The study used a pool of 132 university students who were asked to take photos of alternate PowerPoint slides on their computers. Half took photos of the even-numbered slides and half took photos of the odd-numbered slides. The lessons the students were shown, who were mostly psychology students, were determined to be subjects that they would have very little familiarity with: printmaking, fencing, and cheese-making.
The students were then tested with a 60-question “fill in the blank” style test where they were asked to recall information both from the slides and from what lecturers said that accompanied the slides.
“The first experiment found participants remembered the slide information significantly better when they took a photo than when they did not. However, there was no difference in memory for the spoken-word-only information,” the study found.
“In the second experiment, half of the 108 study participants could photograph their choice of slides, as long as they photographed about half. The other half of participants were ‘yoked’ to the first set of students, instructed to photograph only the slides the others chose to photograph.”

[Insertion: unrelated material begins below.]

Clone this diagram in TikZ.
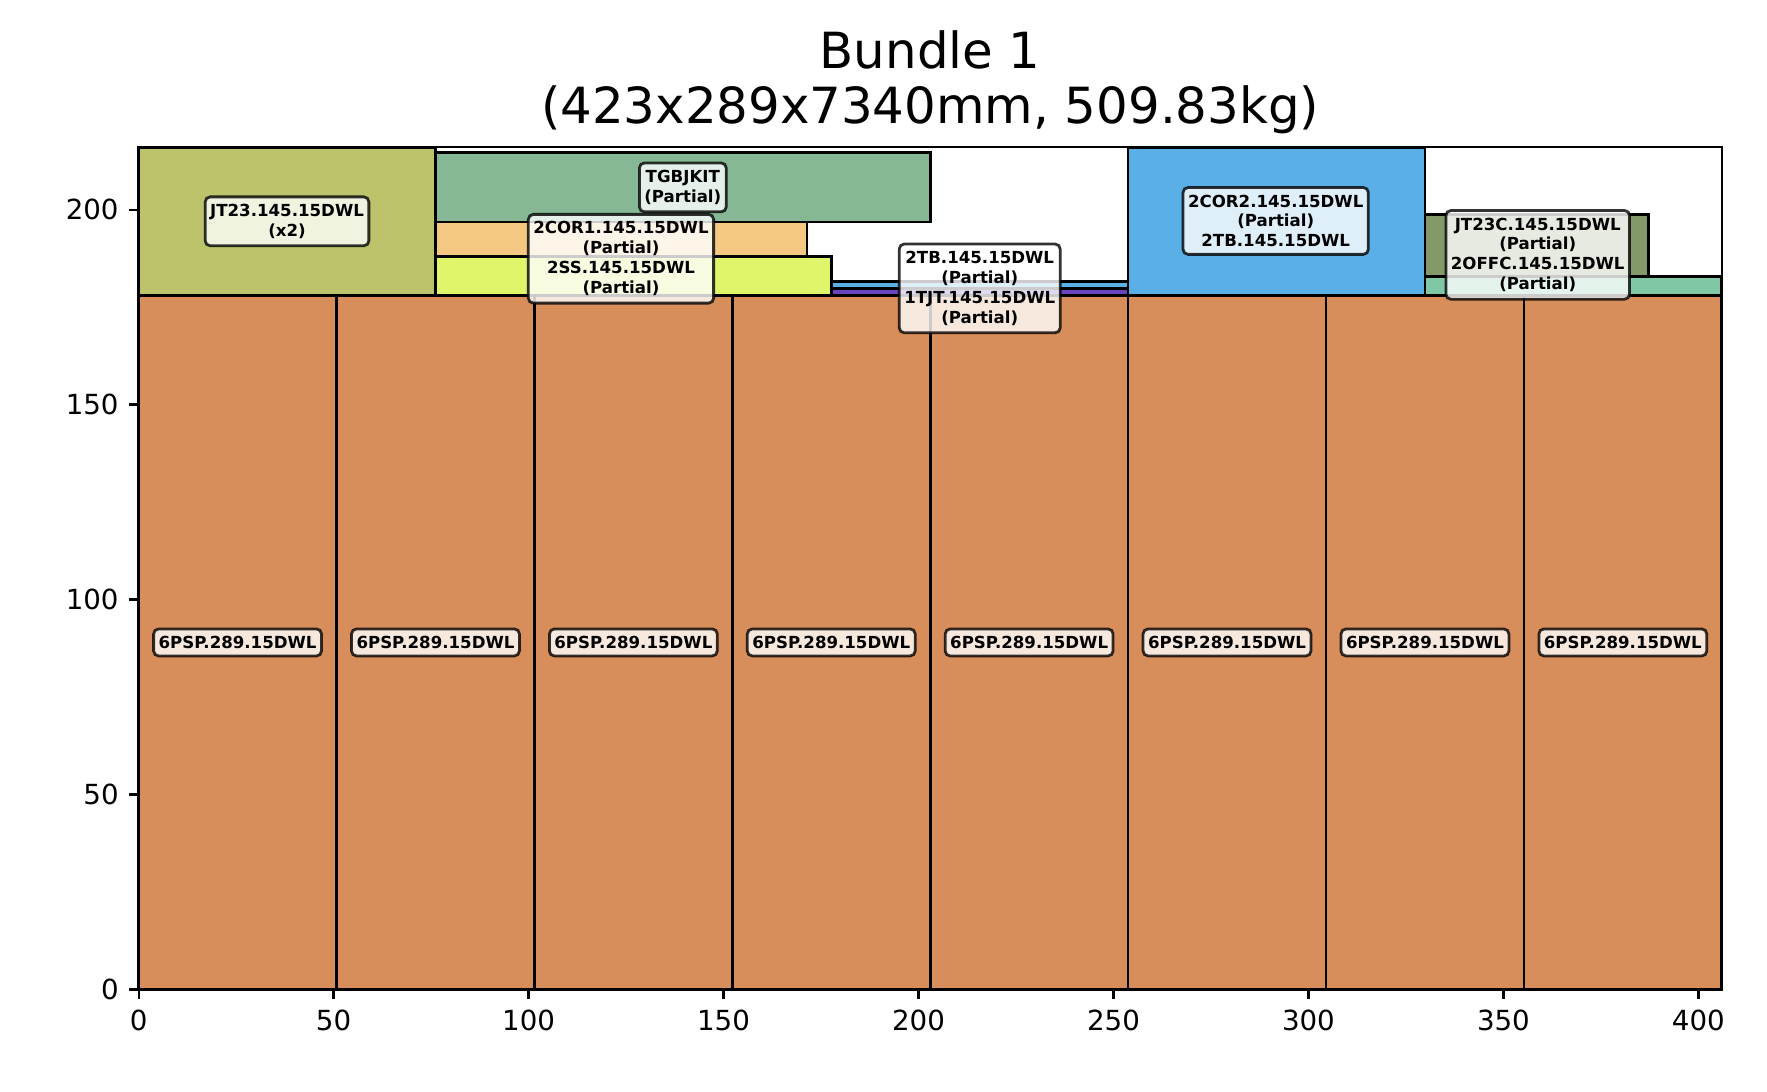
\documentclass[tikz,border=0pt]{standalone}
\usepackage{fontspec}
\setmainfont{DejaVu Sans}
\definecolor{cOrange}{RGB}{216,142,91}
\definecolor{cOlive}{RGB}{189,195,107}
\definecolor{cSage}{RGB}{134,184,150}
\definecolor{cPeach}{RGB}{244,200,131}
\definecolor{cLime}{RGB}{224,245,106}
\definecolor{cSky}{RGB}{90,175,230}
\definecolor{cViolet}{RGB}{106,67,191}
\definecolor{cMoss}{RGB}{132,153,106}
\definecolor{cMint}{RGB}{128,199,165}
\begin{document}
\begin{tikzpicture}[x=1.4036bp,y=1.4036bp,
  item/.style={draw=black,line width=1bp},
  tag/.style={draw=black,draw opacity=0.8,fill=white,fill opacity=0.8,text opacity=1,
    line width=1bp,rounded corners=1.8bp,inner xsep=1.8bp,inner ysep=2.6bp,
    align=center,font=\bfseries\fontsize{6}{7.2}\selectfont},
  ticklab/.style={inner sep=0pt,font=\fontsize{10}{12}\selectfont},
  titlelab/.style={inner sep=0pt,anchor=base,font=\fontsize{18}{21.6}\selectfont},
  spine/.style={line width=0.8bp,line cap=rect}]
\useasboundingbox (-35.55,-26.06) rectangle (417.6,253.76);

% bottom layer: eight packs side by side
\foreach \i in {0,...,7}{
  \draw[item,fill=cOrange] ({\i*50.75},0) rectangle ({(\i+1)*50.75},178);
}

% top layer
\draw[item,fill=cOlive]  (0,178) rectangle (76.125,216);
\draw[item,fill=cSage]   (76.125,196.8) rectangle (203,214.6);
\draw[item,fill=cPeach]  (76.125,187.9) rectangle (171.4,196.8);
\draw[item,fill=cLime]   (76.125,178) rectangle (177.7,187.9);
\draw[item,fill=cViolet] (177.7,178) rectangle (253.75,179.8);
\draw[item,fill=cSky]    (177.7,179.8) rectangle (253.75,181.5);
\draw[item,fill=cSky]    (253.75,178) rectangle (329.875,216);
\draw[item,fill=cMoss]   (329.875,182.9) rectangle (387.3,198.8);
\draw[item,fill=cMint]   (329.875,178) rectangle (406,182.9);

% axes frame and ticks
\draw[spine] (0,0) rectangle (406,216);
\foreach \v in {0,50,...,400}{
  \draw[line width=0.8bp] (\v,0) -- ++(0,-3.5bp);
  \node[ticklab,anchor=north] (xt\v) at (\v,0) [yshift=-7bp] {\v};
}
\foreach \v in {0,50,...,200}{
  \draw[line width=0.8bp] (0,\v) -- ++(-3.5bp,0);
  \node[ticklab,anchor=east] (yt\v) at (0,\v) [xshift=-7bp] {\v};
}

% title
\node[titlelab] (title1) at (203,236.2) {Bundle 1};
\node[titlelab] (title2) at (203,222.0) {(423x289x7340mm, 509.83kg)};

% labels
\foreach \i in {0,...,7}{
  \node[tag] (p\i) at ({(\i+0.5)*50.75},89) {6PSP.289.15DWL};
}
\node[tag] (jt23) at (38.06,197) {JT23.145.15DWL\\(x2)};
\node[tag] (kit) at (139.56,205.7) {TGBJKIT\\(Partial)};
\node[tag] (cor1) at (123.7,187.4) {2COR1.145.15DWL\\(Partial)\\2SS.145.15DWL\\(Partial)};
\node[tag] (tb) at (215.7,179.8) {2TB.145.15DWL\\(Partial)\\1TJT.145.15DWL\\(Partial)};
\node[tag] (cor2) at (291.6,197.1) {2COR2.145.15DWL\\(Partial)\\2TB.145.15DWL};
\node[tag] (jt23c) at (358.8,188.4) {JT23C.145.15DWL\\(Partial)\\2OFFC.145.15DWL\\(Partial)};
\end{tikzpicture}
\end{document}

In both cases, students remembered slide photographed content better than the content of slides they did not photograph.
“Overall, we found evidence for a photo-taking benefit in an online lecture,” Ditta writes. “The results were surprising, given that most prior research has found a photo-taking impairment effect.”
Previous studies have found that note-taking helps students retain information and even found that it is superior to taking photos in terms of remembering content. This particular study did not perform such a comparison, but it is a topic of interest for future studies.
“Overall, these results indicate that students do not seem to put themselves at risk for memory impairments by taking photos of lecture slides. On the contrary, photo-taking could benefit memory for photographed content,” Ditta concludes.